Les chansons de Tina Turner m’accompagnent partout, que ce soit dans ma voiture, au travail, dans les supermarchés ou les centres commerciaux. Sa voix est unique, une voix qui sonne comme une promesse et qui nous aide à affronter le quotidien et les moments difficiles.

Elle aimait le Sud de la France

Comme Nina Simone qui a vécu une grande partie de sa vie à Marseille, Tina Turner a découvert le Sud de la France grâce à son manager, qui, dans les années 1990, lui a fait découvrir ce petit coin de paradis chaleureux, où rayons du soleil et épines de pins se rencontrent. Elle loue pour la première fois une petite maison rose, située au sommet d’une montagne. Et depuis, la France ne l’a jamais quittée, et elle non plus.  Elle admirait le classicisme de la Grèce et de Rome.

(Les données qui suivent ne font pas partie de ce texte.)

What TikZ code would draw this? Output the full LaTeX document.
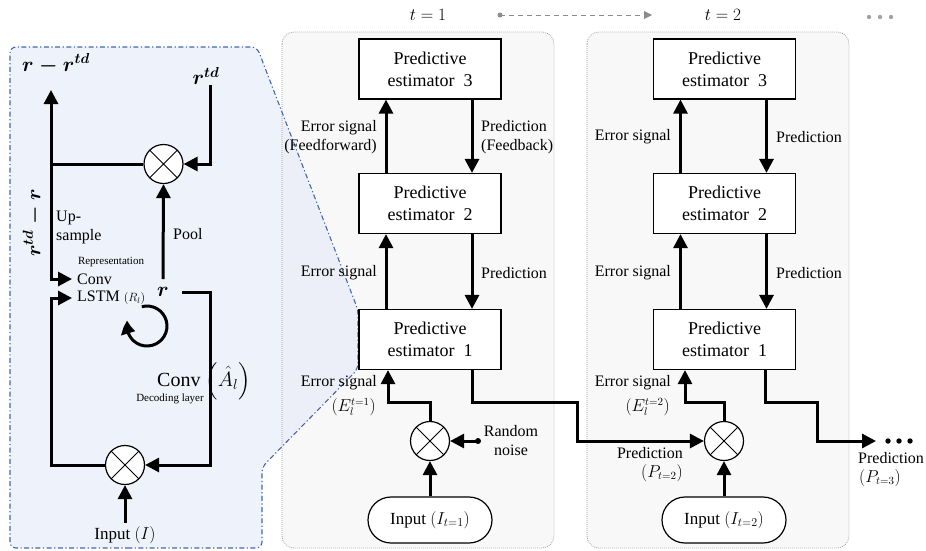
\documentclass[tikz,border=0pt]{standalone}
\usepackage{amsmath}
\usepackage{fontspec}
\setmainfont{Liberation Serif}
\usetikzlibrary{arrows.meta,calc,bending}

\definecolor{panelfill}{HTML}{F8F8F8}
\definecolor{panelline}{HTML}{9A9A9A}
\definecolor{zoomfill}{HTML}{E8EDF8}
\definecolor{zoomline}{HTML}{4469A8}
\definecolor{timegray}{HTML}{8C8C8C}

\tikzset{
  tip/.style={-{Triangle[width=14pt,length=14pt]}},
  flow/.style={line width=3pt, tip},
  wire/.style={line width=3pt},
  pebox/.style={draw, line width=1.2pt, fill=white, minimum width=142pt,
    minimum height=60pt, align=center, inner sep=0pt,
    font=\fontsize{18}{22}\selectfont},
  mult/.style={circle, draw, line width=1.2pt, fill=white, minimum size=39pt,
    inner sep=0pt, path picture={
      \draw[line width=1pt]
        (path picture bounding box.north west) -- (path picture bounding box.south east)
        (path picture bounding box.north east) -- (path picture bounding box.south west);}},
  inbox/.style={draw, line width=1.2pt, fill=white, rounded corners=23pt,
    minimum width=124pt, minimum height=46pt, font=\fontsize{17}{20}\selectfont},
  lbl/.style={font=\fontsize{16}{19}\selectfont, inner sep=0pt},
  small/.style={font=\fontsize{11}{13}\selectfont, inner sep=0pt},
  mathlbl/.style={font=\fontsize{20}{24}\selectfont, inner sep=0pt},
  panel/.style={draw=panelline, line width=0.8pt, dash pattern=on 0.8pt off 1.2pt,
    rounded corners=12pt},
  zoomedge/.style={draw=zoomline, line width=1.1pt,
    dash pattern=on 5pt off 2.5pt on 1.2pt off 2.5pt, rounded corners=6pt},
}

\begin{document}
\begin{tikzpicture}[x=1pt,y=-1pt]
\useasboundingbox (0,0) rectangle (926,550);

% time-step panels and the zoomed-in layer
\fill[panelfill, rounded corners=12pt] (282,32) rectangle (554,548);
\fill[panelfill, rounded corners=12pt] (587,32) rectangle (849,548);
\fill[zoomfill, fill opacity=0.75, rounded corners=6pt]
  (136,548) -- (10,548) -- (10,47) -- (257,47) -- (358,310) -- (358,369)
  -- (262,467) -- (262,548) -- cycle;
\draw[panel] (282,32) rectangle (554,548);
\draw[panel] (587,32) rectangle (849,548);
\path[zoomedge]
  (136,548) -- (10,548) -- (10,47) -- (257,47) -- (358,310) -- (358,369)
  -- (262,467) -- (262,548) -- cycle;

% ---------- inside one predictive estimator ----------
\node[mult] (mtop) at (163.5,164) {};
\node[mult] (mbot) at (125,465) {};
\node[mathlbl] (rdiff) at (56,64) {$\boldsymbol{r-r^{td}}$};
\node[mathlbl] (rtd) at (206,76) {$\boldsymbol{r^{td}}$};
\node[mathlbl, rotate=90] (rrev) at (33,223) {$\boldsymbol{r^{td}-r}$};
\node[lbl, anchor=west, align=left] (ups) at (56,227) {Up-\\sample};
\node[lbl, anchor=west] (pool) at (173,234) {Pool};
\node[small] (repr) at (111,262) {Representation};
\node[lbl, anchor=west] (conv1) at (77,279) {Conv};
\node[lbl, anchor=west] (lstm) at (77,298) {LSTM {\fontsize{12}{14}\selectfont$(R_l)$}};
\node[mathlbl] (rsym) at (163,292) {$\boldsymbol{r}$};
\node[font=\fontsize{20}{24}\selectfont, anchor=west, inner sep=0pt] (conv2) at (157,381)
  {Conv $\left(\hat{A}_l\right)$};
\node[small] (dec) at (170,399) {Decoding layer};
\node[font=\fontsize{17}{20}\selectfont] (inL) at (125,535) {Input $(I)$};

\coordinate (upt) at (51,90);
\coordinate (rc) at (210,292);
\coordinate (loopc) at (147,326);

\draw[line width=3pt, {Triangle[width=14pt,length=14pt]}-{Triangle[width=14pt,length=14pt]}]
  ([xshift=-5pt]conv1.west) -| (upt);
\draw[wire] (mtop.west) -- (mtop.west -| upt);
\draw[flow] ([xshift=4pt]rtd.south) |- (mtop.east);
\draw[flow] ([yshift=8pt]rsym.north) -- (mtop.south);
\draw[flow] ([xshift=13pt]rsym.east) -- (rc) |- (mbot.east);
\draw[flow] (mbot.west) -| (51,298) -- ([xshift=-5pt]lstm.west);
\draw[flow] (inL.north) -- (mbot.south);
\draw[line width=3pt, -{Triangle[width=14pt,length=13pt,bend]}]
  ($(loopc)+(-105:20)$) arc[start angle=-105, end angle=196, radius=20];

% ---------- time axis ----------
\node[font=\fontsize{18}{22}\selectfont] (t1) at (428,15) {$t=1$};
\node[font=\fontsize{18}{22}\selectfont] (t2) at (723,15) {$t=2$};
\coordinate (ts) at (500,15);
\coordinate (te) at (652,15);
\fill[timegray] (ts) circle (2.5);
\draw[timegray, line width=1pt, dash pattern=on 5pt off 4pt,
  -{Triangle[width=8pt,length=8pt]}] (ts) -- (te);
\foreach \x in {869,880,891} \fill[timegray!80] (\x,17) circle (2.2);

% ---------- time step 1 ----------
\node[pebox] (p13) at (430,69) {Predictive\\estimator\enspace3};
\node[pebox] (p12) at (430,203.5) {Predictive\\estimator\enspace2};
\node[pebox] (p11) at (430,339.5) {Predictive\\estimator\enspace1};
\node[mult] (m1) at (430,441) {};
\node[inbox] (in1) at (430,520) {Input $(I_{t=1})$};

\draw[flow] ([xshift=-44pt]p12.north) -- ([xshift=-44pt]p13.south);
\draw[flow] ([xshift=42pt]p13.south) -- ([xshift=42pt]p12.north);
\draw[flow] ([xshift=-44pt]p11.north) -- ([xshift=-44pt]p12.south);
\draw[flow] ([xshift=42pt]p12.south) -- ([xshift=42pt]p11.north);

\node[lbl, anchor=east, align=right] at (377,137.5) {Error signal\\(Feedforward)};
\node[lbl, anchor=west, align=left] at (481,137.5) {Prediction\\(Feedback)};
\node[lbl, anchor=east] at (377,273) {Error signal};
\node[lbl, anchor=west] at (481,273) {Prediction};

\coordinate (nz) at (478,441);
\coordinate (e1) at (388,402);
\coordinate (q1) at (577,402);
\fill (nz) circle (3);
\draw[flow] (nz) -- (m1.east);
\draw[flow] (in1.north) -- (m1.south);
\draw[flow] (m1.north) |- (e1) -- (e1 |- p11.south);
\node[lbl, align=center] (noise) at (511,441) {Random\\noise};
\node[lbl, anchor=east] (es1) at (377,383) {Error signal};
\node[lbl, anchor=east] (ev1) at (376,407) {$(E_l^{t=1})$};

% ---------- time step 2 ----------
\node[pebox] (p23) at (724.5,69) {Predictive\\estimator\enspace3};
\node[pebox] (p22) at (724.5,203.5) {Predictive\\estimator\enspace2};
\node[pebox] (p21) at (724.5,339.5) {Predictive\\estimator\enspace1};
\node[mult] (m2) at (724,441) {};
\node[inbox] (in2) at (724,520) {Input $(I_{t=2})$};

\draw[flow] ([xshift=-44pt]p22.north) -- ([xshift=-44pt]p23.south);
\draw[flow] ([xshift=42pt]p23.south) -- ([xshift=42pt]p22.north);
\draw[flow] ([xshift=-44pt]p21.north) -- ([xshift=-44pt]p22.south);
\draw[flow] ([xshift=42pt]p22.south) -- ([xshift=42pt]p21.north);

\node[lbl, anchor=east] at (671,137) {Error signal};
\node[lbl, anchor=west] at (776,137) {Prediction};
\node[lbl, anchor=east] at (671,273) {Error signal};
\node[lbl, anchor=west] at (776,273) {Prediction};

\draw[flow] ([xshift=42pt]p11.south) |- (q1) |- (m2.west);
\node[lbl, anchor=east] (pr2) at (683,453) {Prediction};
\node[lbl, anchor=east] (pv2) at (683,473) {$(P_{t=2})$};

\coordinate (e2) at (685,402);
\coordinate (q2) at (817,402);
\coordinate (endp) at (876,441);
\draw[flow] (in2.north) -- (m2.south);
\draw[flow] (m2.north) |- (e2) -- (e2 |- p21.south);
\node[lbl, anchor=east] (es2) at (671,383) {Error signal};
\node[lbl, anchor=east] (ev2) at (670,407) {$(E_l^{t=2})$};
\draw[flow] ([xshift=41pt]p21.south) |- (q2) |- (endp);
\foreach \x in {888,899,910} \fill (\x,441) circle (2.7);
\node[lbl, anchor=west] (pr3) at (858,458) {Prediction};
\node[lbl, anchor=west] (pv3) at (859,478) {$(P_{t=3})$};
\end{tikzpicture}
\end{document}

Grande collectionneuse d’art chinois, elle étudiait aussi le bouddhisme et avait besoin de se sentir connectée dans chaque pièce de sa maison.  Le sud de la France, la côte d’Azur, la Riviera ou encore la côte méditerranéenne, tous ces noms pour un seul lieu dont Tina Turner était tombée amoureuse. Le sud l’aura marqué et elle l’aura marqué à son tour.

Tina Turner a enchainé plusieurs tubes dans sa carrière, mais en tant que mélomane,c’est la chanson «Proud Mary». Avec son mari Ike, Tina Turner, cette chanson devient une balade du bayou connue également sous le nom de « Rolling on a River » et composée deux ans plus tôt par le groupe Creedence Clearwater Revival (1969).

Sur le clip original de 1971, on voit Ike en arrière-plan avec sa guitare, boule afro et torque doré autour du cou, et Tina, cheveux lissés et robe courte de perles blanches, derrière le micro. Le duo démarre « joliment et en douceur » puis se muscle, au fil des secondes, en cadence funk-rock teintée des accents gospels de Tina.

La chanson, sur les tonalités des rythmes sudistes, raconte comment une domestique quitte son travail de plongeuse à Memphis et à la Nouvelle-Orléans et s’embarque sur un gros bateau à vapeur descendant le Mississippi.

Nombreuses fois repris par différentes formations, ce classique du répertoire américain a été un fil rouge dans la carrière de Tina Turner. Son duo flamboyant avec Beyoncé en 2008 pour les cinquante ans des Grammys est devenu légendaire.

A l’heure où je termine cet article quelqu’un de l’autre côté du Globe est en train d’écouter «Proud Mary», «What’s Love Got To Do With It», « We Don’t Need Another Hero »ou «The Best».

Tina Turner est partout, les légendes ne meurent jamais !

Par Mustapha Bouhaddar pour Maghreb Canada Express , Vol. XXI, N°05, Page 6, Édition de Mai_Juin 2023.